It’s something we’re sure every horse owner wants — a true bond with your horse. Nothing is more rewarding than hearing a whinnied greeting from your four-legged favourite, or have him approach you in the field eager for a scratch.
For horse trainer and equine adventurer Emma Massingale, building a bond with your horse is linked not just to the hours you spend in the saddle, it’s also everything in between.
“We’re all looking for those special moments with our horses,” Emma says. “You can tell your horse is comfortable with you if he’s consistently relaxed, with a soft eye and low head. When a horse really likes you, he loves to interact.”
Take a beat
A horse owner’s schedule rarely has wiggle-room, but Emma says making time to break the monotony of your horse’s day goes a long way.
“A lot of us fall into the mindset that most worthwhile time we can spend with them is in the school or out on a hack. So, we get to the yard and we get busy to squeeze everything in. And, while we want our horses to respect and listen to us, leaders in natural herds aren’t the best liked – it’s the horses who are catalysts for fun who have the most friends!”
Making time to interact with your horse without asking anything of him is a great place to start.
“Allow your horse to see you in a non-demanding scenario,” continues Emma. “If you don’t have time to ride, but do have a few minutes to scroll or have a cup of tea, spend that time in his stable with him. If you’re grooming, don’t just groom to get him clean.

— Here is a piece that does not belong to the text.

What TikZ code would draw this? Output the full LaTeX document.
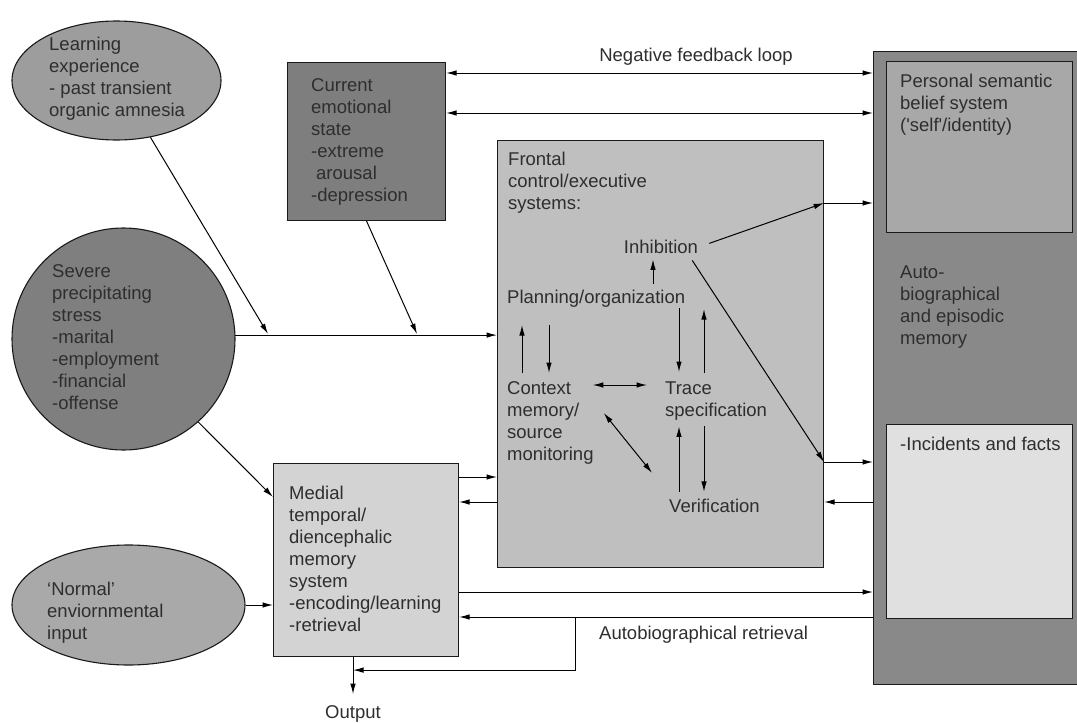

Notice how he reacts to certain brushes, keep your eyes peeled for any favourite scratching spots and spend a few extra minutes on them.
According to Emma, you can bond with your horse in your ridden work, too.
“If your schooling session goes well, wrap up early and spend that extra few minutes hand grazing,” advises Emma. “Similarly, if you’ve had a really good hack where he’s been braver than usual, jump off and walk the last few minutes as a reward. There are so many day-to-day things you can do to show your horse you’re more than just the person who comes with the tack and asks him to work.”
Look at lifestyle
Emma approaches bonding with horses holistically, taking routine and management into account.
“I always ask: is the horse happy in his whole life, and what can I control?” she says. “For example, look at his stable- and field-mates. In the past, I’ve used a screen between a stable partition when a neighbour became anxious around food. Similarly, consider your horse’s field companions. Horses like to feel safe, so ensuring he’s with the right kind of playmates will help shape the behaviour you’d like to see.”
Addressing your horse’s happiness and comfort more generally works because horses, says Emma, are like elephants.
“They don’t forget anything. Just as they know we give them food, they know if we’re leading them into a situation they don’t like. So, if they’re not keen on their neighbour or field-mates, they won’t thank us for placing them in those environments. However, if you’re leading them to a happy place – just as if you end your ride positively or scratch their itchy spot for a few moments – they’ll associate that good feeling with you.”